Enums can delegate responsibilities to their variants, a technique that mirrors the way different characters in "The Matrix" might take on specific roles or actions. This delegation can be implemented using traits and the impl keyword, allowing each variant of an enum to behave differently under the same method call.

Let's illustrate this with an example where different characters in the Matrix have unique responses to a situation.

trait Action {
  fn act(&self);
}

enum Character {
  Neo,
  Morpheus,
  Trinity,
}

impl Action for Character {
  fn act(&self) {
    match self {
      Character::Neo => println!("Neo chooses to fight."),
      Character::Morpheus => println!("Morpheus offers wisdom."),
      Character::Trinity => println!("Trinity hacks the system."),
    }
  }
}

fn main() {
  let character = Character::Trinity;
  character.act();
}

The Action trait defines an act method. Each character variant implements this method differently, signifying their unique response or action.

Enums in State Design Pattern

Enums in Rust can be leveraged to implement the State design pattern, mirroring the dynamic changes in the Matrix.

Just as characters in "The Matrix" transition between different states of awareness and capability, software components can change their behavior based on their state, without altering their type.
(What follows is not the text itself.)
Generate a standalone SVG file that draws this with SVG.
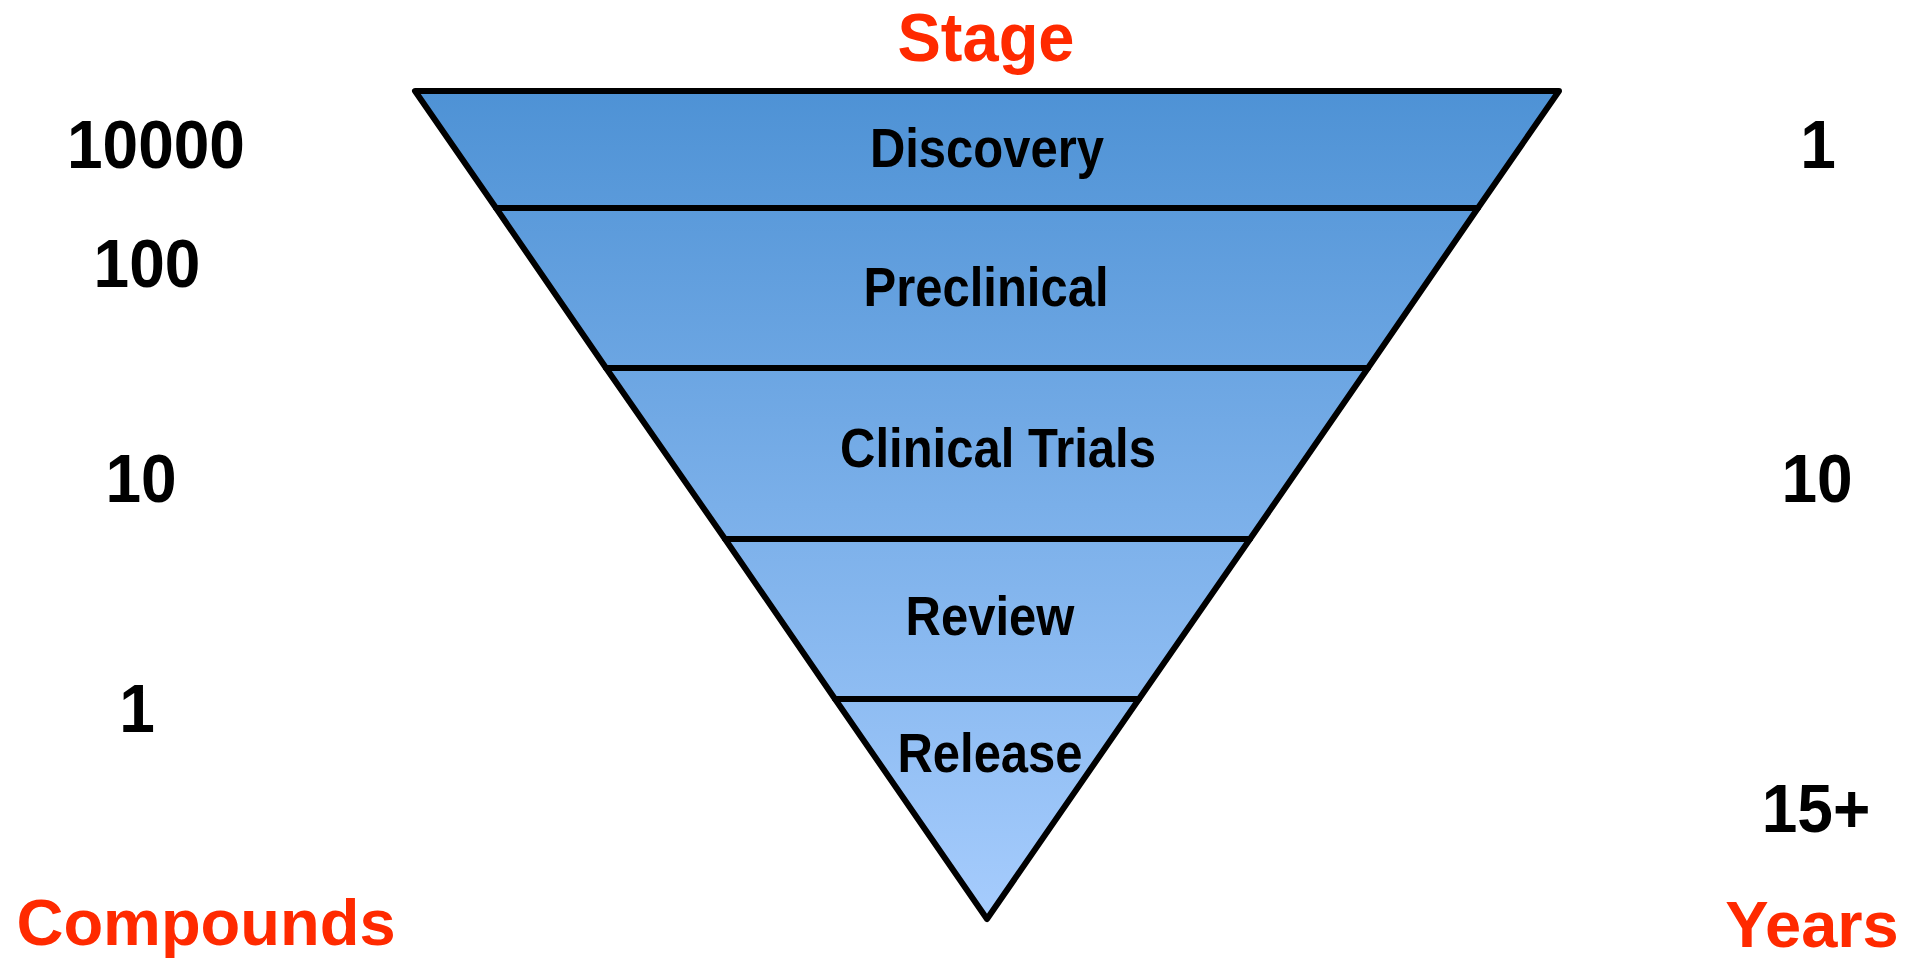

Enums facilitate this by encapsulating the different possible states and behaviors into variants.

enum MatrixState {
    RealWorld,
    MatrixSimulation,
}

impl MatrixState {
    fn switch(&self) -> MatrixState {
        match self {
            MatrixState::RealWorld => MatrixState::MatrixSimulation,
            MatrixState::MatrixSimulation => MatrixState::RealWorld,
        }
    }
}

fn main() {
    let current_state = MatrixState::RealWorld;
    let new_state = current_state.switch();
    // new_state is now MatrixSimulation
}

Neo transitions between the real world and the Matrix simulation, similar to how enums can elegantly handle state transitions in Rust.

Recursive Enums

Recursive enums allow for the definition of data structures that can contain themselves. This is particularly useful for creating tree-like structures, such as abstract syntax trees in compilers or various hierarchical models.

enum MatrixComponent {
    Node(String, Vec<MatrixComponent>),
    Leaf(String),
}

fn main() {
    let system = MatrixComponent::Node("Root".to_string(), vec![
        MatrixComponent::Leaf("Leaf 1".to_string()),
        MatrixComponent::Node("Node 1".to_string(), vec![
            MatrixComponent::Leaf("Leaf 2".to_string()),
            MatrixComponent::Leaf("Leaf 3".to_string()),
        ]),
    ]);
    // We now have a recursive enum that contains itself over and over...
}

This example represents a hierarchical structure (using a recursive enum) such as the layered reality of the Matrix.